** START OF Excerpted records **

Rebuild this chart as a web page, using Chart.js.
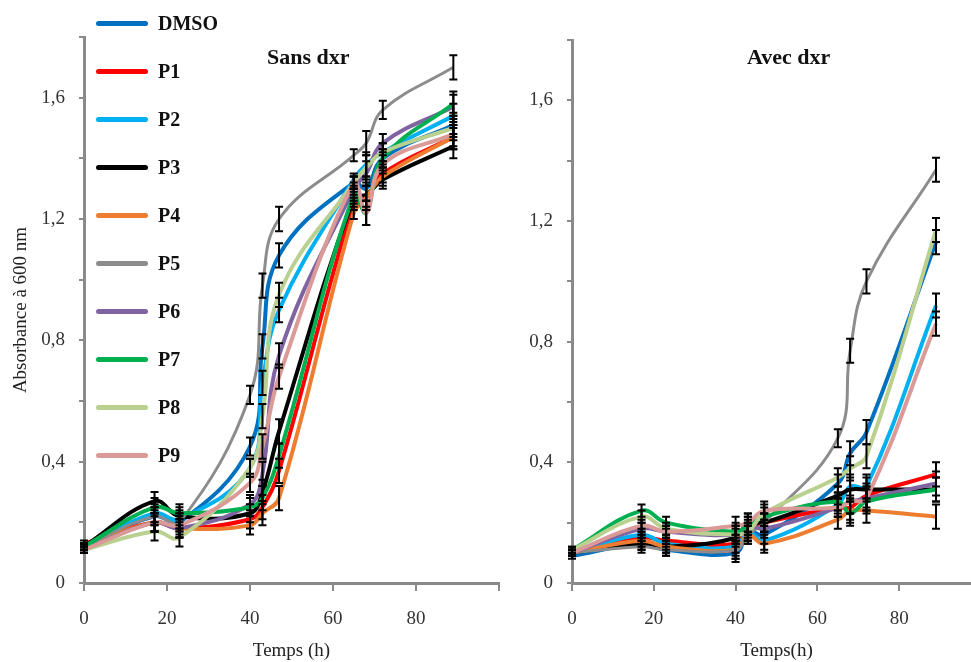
<!DOCTYPE html>
<html>
<head>
<meta charset="utf-8">
<script src="https://cdn.jsdelivr.net/npm/chart.js@4.4.1/dist/chart.umd.min.js"></script>
<style>
  html, body { margin: 0; padding: 0; background: #fff; overflow: hidden; }
  body { width: 971px; height: 662px; position: relative; font-family: "Liberation Serif", serif; }
  #left { position: absolute; left: 0; top: 0; }
  #right { position: absolute; left: 510px; top: 0; }
  .panel-title { position: absolute; font-weight: bold; font-size: 22px; color: #111; }
  #legend { position: absolute; left: 96px; top: -1px; }
  .item { display: flex; align-items: center; height: 48px; }
  .swatch { width: 52px; height: 5px; border-radius: 3px; margin-right: 10px; }
  .item span { font-weight: bold; font-size: 20px; color: #111; }
</style>
</head>
<body>
<canvas id="left" width="510" height="662"></canvas>
<canvas id="right" width="480" height="662"></canvas>
<div class="panel-title" style="left:267px; top:44px;">Sans dxr</div>
<div class="panel-title" style="left:747px; top:44px;">Avec dxr</div>
<div id="legend"></div>
<script>
// sampling times (h)
const times = [0, 17, 23, 40, 43, 47, 65, 68, 72, 89];
const seriesNames = ['DMSO', 'P1', 'P2', 'P3', 'P4', 'P5', 'P6', 'P7', 'P8', 'P9'];

// Sans dxr
const sansDMSO = [0.12, 0.22, 0.20, 0.45, 0.78, 1.08, 1.32, 1.30, 1.40, 1.51];
const sansP1 = [0.13, 0.20, 0.18, 0.21, 0.25, 0.37, 1.25, 1.27, 1.35, 1.47];
const sansP2 = [0.12, 0.23, 0.21, 0.38, 0.66, 0.90, 1.33, 1.38, 1.42, 1.54];
const sansP3 = [0.12, 0.27, 0.22, 0.23, 0.30, 0.50, 1.27, 1.28, 1.33, 1.44];
const sansP4 = [0.12, 0.20, 0.18, 0.19, 0.23, 0.28, 1.22, 1.27, 1.34, 1.47];
const sansP5 = [0.12, 0.22, 0.20, 0.62, 0.98, 1.20, 1.41, 1.45, 1.56, 1.70];
const sansP6 = [0.11, 0.20, 0.18, 0.26, 0.36, 0.75, 1.30, 1.35, 1.45, 1.57];
const sansP7 = [0.12, 0.25, 0.23, 0.25, 0.28, 0.42, 1.28, 1.22, 1.40, 1.58];
const sansP8 = [0.11, 0.17, 0.15, 0.38, 0.55, 0.95, 1.32, 1.37, 1.42, 1.50];
const sansP9 = [0.11, 0.20, 0.19, 0.33, 0.45, 0.68, 1.32, 1.22, 1.38, 1.48];
const errSans = [0.01, 0.03, 0.03, 0.03, 0.04, 0.04, 0.02, 0.04, 0.03, 0.04];

// Avec dxr
const avecDMSO = [0.09, 0.13, 0.11, 0.10, 0.17, 0.16, 0.33, 0.43, 0.50, 1.13];
const avecP1 = [0.10, 0.15, 0.14, 0.13, 0.18, 0.20, 0.25, 0.25, 0.29, 0.36];
const avecP2 = [0.10, 0.16, 0.13, 0.12, 0.17, 0.14, 0.26, 0.32, 0.32, 0.92];
const avecP3 = [0.10, 0.13, 0.12, 0.15, 0.20, 0.20, 0.29, 0.31, 0.31, 0.31];
const avecP4 = [0.10, 0.14, 0.12, 0.11, 0.16, 0.13, 0.21, 0.24, 0.24, 0.22];
const avecP5 = [0.10, 0.12, 0.11, 0.11, 0.16, 0.20, 0.48, 0.77, 1.00, 1.37];
const avecP6 = [0.10, 0.18, 0.17, 0.16, 0.19, 0.18, 0.25, 0.27, 0.28, 0.33];
const avecP7 = [0.11, 0.24, 0.20, 0.17, 0.19, 0.22, 0.27, 0.23, 0.27, 0.31];
const avecP8 = [0.11, 0.22, 0.18, 0.16, 0.17, 0.23, 0.35, 0.38, 0.42, 1.17];
const avecP9 = [0.10, 0.19, 0.17, 0.19, 0.20, 0.24, 0.25, 0.27, 0.28, 0.86];
const errAvec = [0.01, 0.02, 0.02, 0.03, 0.03, 0.03, 0.03, 0.04, 0.04, 0.04];

const colors = ['#0070C0', '#FF0000', '#00B0F0', '#000000', '#ED7D31',
                '#8C8C8C', '#8064A2', '#00B050', '#B9D08F', '#DA9A98'];

const axisGray = '#8a8a8a';
const serif = '"Liberation Serif", serif';
const tickFont = { family: serif, size: 19 };
const titleFont = { family: serif, size: 19 };

// black error bars with caps, drawn through the chart scales
const errorBars = {
  id: 'errorBars',
  afterDatasetsDraw(chart) {
    const { ctx, scales: { x, y } } = chart;
    const err = chart.options.plugins.errorBars.err;
    ctx.save();
    ctx.strokeStyle = '#000';
    ctx.lineWidth = 2;
    chart.data.datasets.forEach(ds => {
      ds.data.forEach((p, i) => {
        const px = x.getPixelForValue(p.x);
        const top = y.getPixelForValue(p.y + err[i]);
        const bot = y.getPixelForValue(p.y - err[i]);
        ctx.beginPath();
        ctx.moveTo(px, top); ctx.lineTo(px, bot);
        ctx.moveTo(px - 4, top); ctx.lineTo(px + 4, top);
        ctx.moveTo(px - 4, bot); ctx.lineTo(px + 4, bot);
        ctx.stroke();
      });
    });
    ctx.restore();
  }
};

function makeChart(id, seriesList, err, yWidth, yTitle, xTitle, padTop, padRight) {
  const datasets = seriesList.map((vals, i) => ({
    label: seriesNames[i],
    data: vals.map((v, j) => ({ x: times[j], y: v })),
    borderColor: colors[i],
    borderWidth: i === 5 ? 3 : 4,
    pointRadius: 0,
    tension: 0.4,
    order: 10 - i
  }));
  return new Chart(document.getElementById(id), {
    type: 'line',
    data: { datasets },
    plugins: [errorBars],
    options: {
      responsive: false,
      animation: false,
      layout: { padding: { top: padTop, right: padRight, bottom: 0, left: 0 } },
      plugins: {
        legend: { display: false },
        tooltip: { enabled: false },
        errorBars: { err }
      },
      scales: {
        x: {
          type: 'linear', min: 0, max: 100,
          afterFit: s => { s.height = 79; s.paddingRight = 0; s.paddingLeft = 0; },
          border: { color: axisGray, width: 3 },
          grid: { drawOnChartArea: false, tickLength: 8, color: axisGray, lineWidth: 2 },
          ticks: {
            stepSize: 20, padding: 17, color: '#333', font: tickFont, maxRotation: 0,
            callback: v => (v === 100 ? '' : v)
          },
          title: {
            display: true, text: xTitle, color: '#222', font: titleFont,
            padding: { top: 0, bottom: 0 }
          }
        },
        y: {
          min: 0, max: 1.8,
          afterFit: s => { s.width = yWidth; },
          border: { color: axisGray, width: 3 },
          grid: { drawOnChartArea: false, tickLength: 5, color: axisGray, lineWidth: 2 },
          ticks: {
            stepSize: 0.2, padding: 14, color: '#333', font: tickFont,
            callback: v => {
              const r = v / 0.4;
              if (Math.abs(r - Math.round(r)) > 1e-6 || v > 1.7) return '';
              return v === 0 ? '0' : v.toFixed(1).replace('.', ',');
            }
          },
          title: {
            display: yTitle !== '', text: yTitle, color: '#222', font: titleFont,
            padding: { top: 10, bottom: 0 }
          }
        }
      }
    }
  });
}

makeChart('left',
  [sansDMSO, sansP1, sansP2, sansP3, sansP4, sansP5, sansP6, sansP7, sansP8, sansP9],
  errSans, 84, 'Absorbance à 600 nm', 'Temps (h)', 37, 11);
makeChart('right',
  [avecDMSO, avecP1, avecP2, avecP3, avecP4, avecP5, avecP6, avecP7, avecP8, avecP9],
  errAvec, 62, '', 'Temps(h)', 40, 9);

// legend on the left panel
const legend = document.getElementById('legend');
seriesNames.forEach((name, i) => {
  const row = document.createElement('div');
  row.className = 'item';
  row.innerHTML = '<div class="swatch" style="background:' + colors[i] + '"></div><span>' + name + '</span>';
  legend.appendChild(row);
});
</script>
</body>
</html>
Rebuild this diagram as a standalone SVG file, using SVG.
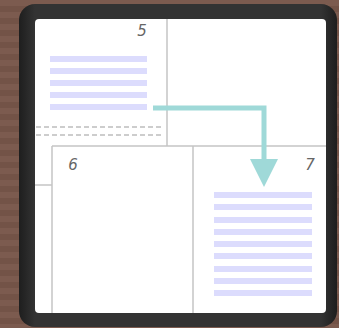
<svg xmlns="http://www.w3.org/2000/svg" width="339" height="328" viewBox="0 0 339 328">
<defs>
<pattern id="stripes" width="10" height="12" patternUnits="userSpaceOnUse">
<rect width="10" height="12" fill="#7c5b4f"/>
<rect y="6" width="10" height="6" fill="#735347"/>
</pattern>
<linearGradient id="frameG" x1="0" y1="0" x2="1" y2="0">
<stop offset="0" stop-color="#1e1e1e"/>
<stop offset="0.05" stop-color="#333"/>
<stop offset="0.95" stop-color="#333"/>
<stop offset="1" stop-color="#1e1e1e"/>
</linearGradient>
<marker id="arrow" viewBox="0 0 10 10" refX="0" refY="5" markerWidth="5.6" markerHeight="5.6" markerUnits="strokeWidth" orient="auto">
<path d="M0,0 L10,5 L0,10 z" fill="#9fd9d8"/>
</marker>
<style>
.cell{fill:none;stroke:#c4c4c4;stroke-width:1.5}
.dash{fill:none;stroke:#bdbdbd;stroke-width:1.5;stroke-dasharray:5,3}
.line{fill:#dcdcfd}
.lbl{font-family:"DejaVu Sans",sans-serif;font-size:15px;fill:#666;font-style:italic}
.conn{fill:none;stroke:#9fd9d8;stroke-width:5}
</style>
</defs>
<rect width="339" height="328" fill="url(#stripes)"/>
<rect x="19" y="4" width="318" height="323" rx="16" fill="url(#frameG)"/>
<rect x="35" y="19" width="291" height="294" rx="4" fill="#fff"/>
<g id="grid">
<line class="cell" x1="167" y1="19" x2="167" y2="146"/>
<line class="cell" x1="52" y1="146" x2="326" y2="146"/>
<line class="cell" x1="52" y1="146" x2="52" y2="313"/>
<line class="cell" x1="193" y1="146" x2="193" y2="313"/>
<line class="cell" x1="35" y1="185" x2="52" y2="185"/>
<line class="dash" x1="36" y1="127" x2="164" y2="127"/>
<line class="dash" x1="36" y1="135" x2="164" y2="135"/>
</g>
<g id="node5">
<text class="lbl" x="142" y="36" text-anchor="middle">5</text>
<rect class="line" x="50" y="56" width="97" height="6"/>
<rect class="line" x="50" y="68" width="97" height="6"/>
<rect class="line" x="50" y="80" width="97" height="6"/>
<rect class="line" x="50" y="92" width="97" height="6"/>
<rect class="line" x="50" y="104" width="97" height="6"/>
</g>
<g id="node6">
<text class="lbl" x="73" y="170" text-anchor="middle">6</text>
</g>
<g id="node7">
<text class="lbl" x="310" y="170" text-anchor="middle">7</text>
<rect class="line" x="214" y="192" width="98" height="6"/>
<rect class="line" x="214" y="204" width="98" height="6"/>
<rect class="line" x="214" y="217" width="98" height="6"/>
<rect class="line" x="214" y="229" width="98" height="6"/>
<rect class="line" x="214" y="241" width="98" height="6"/>
<rect class="line" x="214" y="253" width="98" height="6"/>
<rect class="line" x="214" y="266" width="98" height="6"/>
<rect class="line" x="214" y="278" width="98" height="6"/>
<rect class="line" x="214" y="290" width="98" height="6"/>
</g>
<g id="connectors">
<polyline class="conn" points="153,108 264,108 264,159"/>
<path d="M250,159 L278,159 L264,187 z" fill="#9fd9d8"/>
</g>
</svg>
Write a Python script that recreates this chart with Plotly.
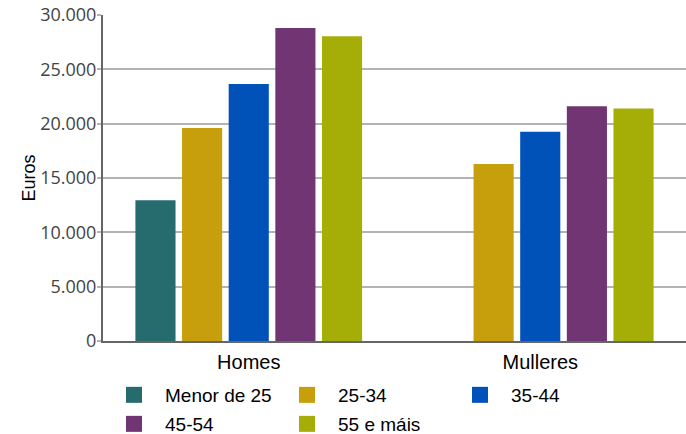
import plotly.graph_objects as go

categories = ["Homes", "Mulleres"]
series_names = ["Menor de 25", "25-34", "35-44", "45-54", "55 e máis"]
values = {
    "Menor de 25": [12950, None],
    "25-34": [19600, 16280],
    "35-44": [23650, 19250],
    "45-54": [28800, 21600],
    "55 e máis": [28050, 21400],
}
colors = ["#266b6e", "#c79e0c", "#0052b8", "#703572", "#a5ae07"]
y_ticks = [0, 5000, 10000, 15000, 20000, 25000, 30000]
legend_rows = [["Menor de 25", "25-34", "35-44"], ["45-54", "55 e máis"]]

fig = go.Figure()
for name, col in zip(series_names, colors):
    fig.add_trace(go.Bar(x=categories, y=values[name], name=name,
                         marker=dict(color=col, line=dict(width=0)),
                         showlegend=False))
for name, col in zip(series_names, colors):
    lg = "legend" if name in legend_rows[0] else "legend2"
    fig.add_trace(go.Scatter(x=[None], y=[None], mode="markers", name=name,
                             legend=lg,
                             marker=dict(symbol="square", size=18, color=col)))

leg_common = dict(orientation="h", x=0.0, xanchor="left", yanchor="middle",
                  font=dict(size=19, family="Liberation Sans, Arial, sans-serif", color="#000"),
                  entrywidth=106, entrywidthmode="pixels", itemwidth=52,
                  bgcolor="rgba(0,0,0,0)")

fig.update_layout(
    width=686, height=434,
    margin=dict(l=103, r=0, t=15, b=93, autoexpand=False),
    plot_bgcolor="white", paper_bgcolor="white",
    barmode="group", bargap=0.2, bargroupgap=0.14,
    separators=",.",
    font=dict(family="Liberation Sans, Arial, sans-serif", color="#000000"),
    legend=dict(leg_common, y=-0.1656),
    legend2=dict(leg_common, y=-0.2546),
    xaxis=dict(showline=True, linecolor="#666666", linewidth=2,
               tickfont=dict(size=20, color="#000"), ticks="outside",
               ticklen=2, tickcolor="rgba(0,0,0,0)",
               showgrid=False, automargin=False),
    yaxis=dict(range=[0, 30000], tickvals=y_ticks, tickformat=",d",
               showline=True, linecolor="#666666", linewidth=2,
               gridcolor="#b3b3b3", gridwidth=2,
               ticks="outside", ticklen=4, tickcolor="#b3b3b3", tickwidth=2,
               ticklabelstandoff=-3,
               tickfont=dict(size=18, family="Open Sans, sans-serif", color="#444444"),
               title=dict(text="Euros", font=dict(size=18, color="#000"), standoff=0),
               zeroline=False, automargin=False),
)
fig.write_html("out.html", config={"displayModeBar": False},
               post_script="document.body.style.margin='0';document.body.style.overflow='hidden';")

** END OF Excerpted records **

> _Task goal_:
Work through the records above line by line and count those that hold the string "Rebuild". Give only the result.

> _Exercise result_:
2